Simplement l’homme est profondément narcissique (à ne pas confondre avec la mégalomanie, la soif des grandeurs - que certains cumulent comme Nicolas Sarkozy), il cherche à être aimé du plus grand nombre et à se placer au centre de la vie sociale. En politique, le pouvoir est accessible, l’évolution vers le haut de la pyramide plus que tentante. A mon sens, l’écueil qui en résulte va se situer à deux niveaux. Premièrement, à un niveau interne aux partis : les enjeux de pouvoirs génèrent des conflits, des petites revanches, des bisbilles et règlements de comptes médiatiques excitants (comme par exemple faire une boutade sur François Hollande devant des milliers de téléspectateurs). Il y a inévitablement un gaspillage d’énergie, une perte de discernement et d’objectivité lors des débats internes. De plus, ce n’est pas ce qui aide à donner une bonne image du parti. Deuxièmement, la personnification excessive entraîne auprès des électeurs potentiels des phénomènes de projection, basés avant tout sur l’image de la personne et non ses idées ou sa réelle personnalité. Je pense que l’hyper-personnification se fera toujours au détriment du débat d’idées, qu’il y a forcément un manque de lucidité dû à la part de ressenti envers la personne. En conséquence, les hommes et femmes politiques deviennent rapidement otages de leur popularité - tout cela relayé par les sondages et médias - et on en arrive à des compétitions de démagogie ! Face à Nicolas Sarkozy, Ségolène Royal ne pouvait gagner à ce petit jeu où le vainqueur se doit d’être le plus hypocrite, manipulateur et acteur des deux. Et même si Ségolène avait pu soulever des foules bien plus importantes, est-ce vraiment le culte de la personnalité de son leader que la gauche souhaite ?

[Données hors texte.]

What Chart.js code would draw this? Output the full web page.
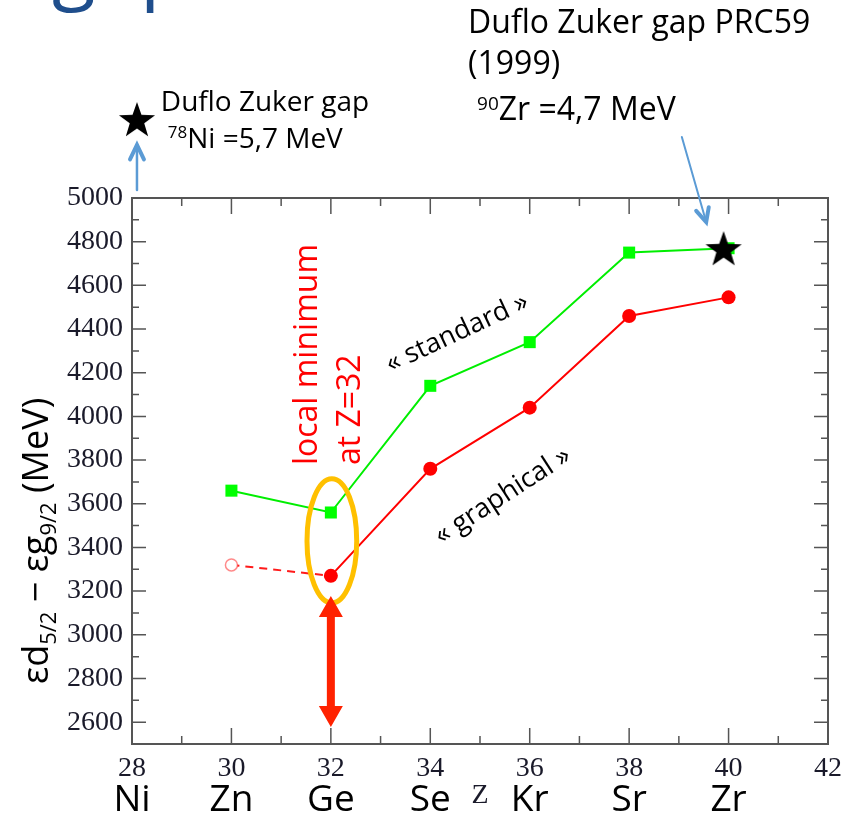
<!DOCTYPE html>
<html>
<head>
<meta charset="utf-8">
<script src="https://cdn.jsdelivr.net/npm/chart.js@4/dist/chart.umd.min.js"></script>
<style>
  html, body { margin: 0; padding: 0; background: #fff; overflow: hidden; }
  #wrap { width: 853px; height: 819px; position: relative; }
</style>
</head>
<body>
<div id="wrap"><canvas id="c" width="853" height="819"></canvas></div>
<script>
// εd5/2 − εg9/2 のギャップ — Z依存
// 横軸: 陽子数Z / 縦軸: ギャップ

const Z_VALUES  = [30, 32, 34, 36, 38, 40];
const STANDARD  = [3660, 3560, 4140, 4340, 4750, 4770];   // « standard » (緑)
const GRAPHICAL = [3320, 3270, 3760, 4040, 4460, 4545];   // « graphical » (赤), Z=30は外挿(白抜き)

// Duflo Zuker の星印 (Ni側は枠外)
const STAR_Z   = [28.1, 39.9];
const STAR_GAP = [5357, 4766];

// 軸の目盛り
const X_TICKS = [28, 30, 32, 34, 36, 38, 40, 42];
const X_MINOR = [29, 31, 33, 35, 37, 39, 41];
const Y_TICKS = [2600, 2800, 3000, 3200, 3400, 3600, 3800, 4000, 4200, 4400, 4600, 4800, 5000];
const Y_MINOR = [2700, 2900, 3100, 3300, 3500, 3700, 3900, 4100, 4300, 4500, 4700, 4900];

// 元素記号 (偶数Zの下に並べる)
const ELEMENT_Z = [28, 30, 32, 34, 36, 38, 40];
const ELEMENTS  = ['Ni', 'Zn', 'Ge', 'Se', 'Kr', 'Sr', 'Zr'];

const SANS  = '"Open Sans", "Noto Sans", sans-serif';
const SERIF = '"Liberation Serif", serif';

// 塗りつぶしの五芒星(Chart.jsの'star'は線なので自前の画像にする)
function makeStar(size) {
  const cv = document.createElement('canvas');
  cv.width = size; cv.height = size;
  const g = cv.getContext('2d');
  const R = size / 2, r = R * 0.4;
  g.beginPath();
  for (let i = 0; i < 10; i++) {
    const rad = (i % 2 === 0) ? R : r;
    const a = -Math.PI / 2 + i * Math.PI / 5;
    const px = R + rad * Math.cos(a), py = R + 1 + rad * Math.sin(a);
    if (i === 0) g.moveTo(px, py); else g.lineTo(px, py);
  }
  g.closePath();
  g.fillStyle = '#000';
  g.fill();
  return cv;
}
const STAR_IMG = makeStar(38);

// 矢印(線+V字の頭)
function vArrow(ctx, x0, y0, x1, y1, head, lw, hw, color) {
  const a = Math.atan2(y1 - y0, x1 - x0);
  ctx.strokeStyle = color;
  ctx.lineCap = 'round';
  ctx.lineWidth = lw;
  ctx.beginPath(); ctx.moveTo(x0, y0); ctx.lineTo(x1, y1); ctx.stroke();
  ctx.lineWidth = hw;
  ctx.beginPath();
  ctx.moveTo(x1 - head * Math.cos(a - 0.45), y1 - head * Math.sin(a - 0.45));
  ctx.lineTo(x1, y1);
  ctx.lineTo(x1 - head * Math.cos(a + 0.45), y1 - head * Math.sin(a + 0.45));
  ctx.stroke();
}

// 上付き・下付きを含むテキストを左から順に描く
function richText(ctx, parts, x, y) {
  for (const p of parts) {
    ctx.font = p.font;
    ctx.fillText(p.t, x, y + (p.dy || 0));
    x += ctx.measureText(p.t).width;
  }
  return x;
}
function richWidth(ctx, parts) {
  let w = 0;
  for (const p of parts) { ctx.font = p.font; w += ctx.measureText(p.t).width; }
  return w;
}

// ---------- 枠・内向き目盛り・注記 ----------
const decorPlugin = {
  id: 'decor',
  afterDatasetsDraw(chart) {
    const ctx = chart.ctx;
    const a = chart.chartArea;
    const xs = chart.scales.x, ys = chart.scales.y;
    const X = (v) => xs.getPixelForValue(v);
    const Y = (v) => ys.getPixelForValue(v);
    ctx.save();

    // 枠
    ctx.strokeStyle = '#555';
    ctx.lineWidth = 2;
    ctx.strokeRect(a.left, a.top, a.right - a.left, a.bottom - a.top);

    // 内向きの目盛り(上下左右)
    ctx.lineWidth = 1.5;
    ctx.beginPath();
    for (const v of X_TICKS) {
      const p = X(v);
      ctx.moveTo(p, a.bottom); ctx.lineTo(p, a.bottom - 16);
      ctx.moveTo(p, a.top); ctx.lineTo(p, a.top + 16);
    }
    for (const v of X_MINOR) {
      const p = X(v);
      ctx.moveTo(p, a.bottom); ctx.lineTo(p, a.bottom - 8);
      ctx.moveTo(p, a.top); ctx.lineTo(p, a.top + 8);
    }
    for (const v of Y_TICKS) {
      const p = Y(v);
      ctx.moveTo(a.left, p); ctx.lineTo(a.left + 14, p);
      ctx.moveTo(a.right, p); ctx.lineTo(a.right - 14, p);
    }
    for (const v of Y_MINOR) {
      const p = Y(v);
      ctx.moveTo(a.left, p); ctx.lineTo(a.left + 7, p);
      ctx.moveTo(a.right, p); ctx.lineTo(a.right - 7, p);
    }
    ctx.stroke();

    // 星印(枠外のNi側も描くため、点要素ではなくここで描く)
    STAR_Z.forEach((z, i) => {
      ctx.drawImage(STAR_IMG, X(z) - STAR_IMG.width / 2, Y(STAR_GAP[i]) - STAR_IMG.height / 2);
    });

    // 元素記号と軸名 Z
    ctx.fillStyle = '#000';
    ctx.textAlign = 'center';
    ctx.textBaseline = 'alphabetic';
    ctx.font = '37px ' + SANS;
    ELEMENTS.forEach((el, i) => ctx.fillText(el, X(ELEMENT_Z[i]), a.bottom + 67));
    ctx.font = '28px ' + SERIF;
    ctx.fillStyle = '#1a1a2a';
    ctx.fillText('Z', X(35.0), a.bottom + 59);

    // 縦軸名 (下付き文字つき、90°回転)
    const main = '36px ' + SANS, sub = '22px ' + SANS;
    const title = [
      { t: 'εd', font: main }, { t: '5/2', font: sub, dy: 8 },
      { t: ' − εg', font: main }, { t: '9/2', font: sub, dy: 8 },
      { t: ' (MeV)', font: main }
    ];
    ctx.save();
    ctx.translate(a.left - 84, Y(3430));
    ctx.rotate(-Math.PI / 2);
    ctx.textAlign = 'left';
    ctx.fillStyle = '#000';
    richText(ctx, title, -richWidth(ctx, title) / 2, 0);
    ctx.restore();

    // 上端に切れているスライド見出しの一部
    ctx.fillStyle = '#1f4e8c';
    ctx.textAlign = 'left';
    ctx.font = '80px ' + SANS;
    ctx.fillText('gap', 52, -6);

    // Duflo Zuker 注記 (Ni)
    ctx.fillStyle = '#000';
    ctx.font = '28px ' + SANS;
    ctx.fillText('Duflo Zuker gap', X(28.58), Y(5398));
    richText(ctx, [
      { t: '78', font: '17px ' + SANS, dy: -10 },
      { t: 'Ni =5,7 MeV', font: '28px ' + SANS }
    ], X(28.72), Y(5229));

    // Duflo Zuker 注記 (Zr)
    ctx.font = '32px ' + SANS;
    ctx.fillText('Duflo Zuker gap PRC59', X(34.76), Y(5755));
    ctx.fillText('(1999)', X(34.76), Y(5568));
    richText(ctx, [
      { t: '90', font: '19px ' + SANS, dy: -10 },
      { t: 'Zr =4,7 MeV', font: '32px ' + SANS }
    ], X(34.94), Y(5357));

    // 青い矢印
    vArrow(ctx, X(28.1), Y(5037), X(28.1), Y(5243), 16, 2.5, 4, '#5b9bd5');
    vArrow(ctx, X(39.06), Y(5279), X(39.55), Y(4890), 15, 2, 4, '#5b9bd5');

    // 系列名(斜め)
    ctx.fillStyle = '#000';
    ctx.font = '27px ' + SANS;
    ctx.textAlign = 'center';
    ctx.textBaseline = 'middle';
    ctx.save();
    ctx.translate(X(34.54), Y(4382)); ctx.rotate(-25 * Math.PI / 180);
    ctx.fillText('« standard »', 0, 0);
    ctx.restore();
    ctx.save();
    ctx.translate(X(35.46), Y(3636)); ctx.rotate(-33 * Math.PI / 180);
    ctx.fillText('« graphical »', 0, 0);
    ctx.restore();

    // 赤字: local minimum at Z=32
    ctx.fillStyle = '#ff0000';
    ctx.font = '32px ' + SANS;
    ctx.textAlign = 'left';
    ctx.textBaseline = 'alphabetic';
    for (const [z, txt] of [[31.72, 'local minimum'], [32.59, 'at Z=32']]) {
      ctx.save();
      ctx.translate(X(z), Y(3777)); ctx.rotate(-Math.PI / 2);
      ctx.fillText(txt, 0, 0);
      ctx.restore();
    }

    // Z=32 を囲む楕円
    const cx = X(32.02), cy = Y(3430);
    ctx.strokeStyle = '#ffc000';
    ctx.lineWidth = 5;
    ctx.beginPath();
    ctx.ellipse(cx, cy, X(32.52) - cx, Y(3430 - 284) - cy, 0, 0, Math.PI * 2);
    ctx.stroke();

    // 赤い両矢印
    const ax = X(32), top = Y(3178), bot = Y(2578);
    const hw = 12, hl = 21, sw = 4;
    ctx.fillStyle = '#ff2200';
    ctx.fillRect(ax - sw, top + hl - 1, sw * 2, bot - top - 2 * hl + 2);
    ctx.beginPath();
    ctx.moveTo(ax, top); ctx.lineTo(ax + hw, top + hl); ctx.lineTo(ax - hw, top + hl); ctx.closePath();
    ctx.moveTo(ax, bot); ctx.lineTo(ax + hw, bot - hl); ctx.lineTo(ax - hw, bot - hl); ctx.closePath();
    ctx.fill();

    ctx.restore();
  }
};

const pts = (zs, vs) => zs.map((z, i) => ({ x: z, y: vs[i] }));

new Chart(document.getElementById('c').getContext('2d'), {
  type: 'line',
  data: {
    datasets: [
      {
        label: 'standard',
        data: pts(Z_VALUES, STANDARD),
        borderColor: '#00ee00',
        borderWidth: 2,
        pointStyle: 'rect',
        pointRadius: 8.5,
        pointBackgroundColor: '#00ff00',
        pointBorderWidth: 0,
        tension: 0
      },
      {
        label: 'graphical',
        data: pts(Z_VALUES.slice(1), GRAPHICAL.slice(1)),
        borderColor: '#ff0000',
        borderWidth: 2,
        pointStyle: 'circle',
        pointRadius: 7,
        pointBackgroundColor: '#ff0000',
        pointBorderWidth: 0,
        tension: 0
      },
      {
        label: 'graphical (Z=30)',
        data: pts(Z_VALUES.slice(0, 2), GRAPHICAL.slice(0, 2)),
        borderColor: '#ff1a1a',
        borderWidth: 2,
        borderDash: [8, 6],
        pointStyle: 'circle',
        pointRadius: [6, 0],
        pointBackgroundColor: '#ffffff',
        pointBorderColor: 'rgba(255,60,60,0.6)',
        pointBorderWidth: 1.5,
        tension: 0
      }
    ]
  },
  plugins: [decorPlugin],
  options: {
    responsive: false,
    animation: false,
    events: [],
    layout: { padding: { top: 198, right: 25, left: 0, bottom: 0 } },
    plugins: { legend: { display: false }, tooltip: { enabled: false } },
    scales: {
      x: {
        type: 'linear',
        min: 28, max: 42,
        afterBuildTicks: (s) => { s.ticks = X_TICKS.map((v) => ({ value: v })); },
        afterFit: (s) => { s.height = 75; },
        grid: { display: false, drawTicks: false },
        border: { display: false },
        ticks: {
          font: { family: 'Liberation Serif', size: 28 },
          color: '#1a1a2a',
          padding: 8,
          maxRotation: 0,
          autoSkip: false,
          callback: (v) => String(v)
        }
      },
      y: {
        type: 'linear',
        min: 2500, max: 5000,
        afterBuildTicks: (s) => { s.ticks = Y_TICKS.map((v) => ({ value: v })); },
        afterFit: (s) => { s.width = 132; },
        grid: { display: false, drawTicks: false },
        border: { display: false },
        ticks: {
          font: { family: 'Liberation Serif', size: 28 },
          color: '#1a1a2a',
          padding: 9,
          autoSkip: false,
          callback: (v) => String(v)
        }
      }
    }
  }
});
</script>
</body>
</html>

Pour y remédier, le PS devrait faire évoluer son fonctionnement dans un sens où son candidat serait avant tout le porte-parole d’un projet, d’un programme établi ensemble. En outre, je pense que face aux électeurs il y aurait gain d’une image d’authenticité. Si les batailles internes sont réévaluées au regard des enjeux, peut-être que les courants internes pourraient également fonctionner de façon plus complémentaire et motrice, et non destructrice. Une des mesures prises dans cet objectif pourrait être de désigner au plus tard le candidat ou la candidate pour 2012, qui serait alors une sorte de rapporteur du projet socialiste. Ou au contraire d’en désigner un(e) rapidement, clairement, et que celui(celle)-ci travaille dès maintenant avec le plus grand nombre.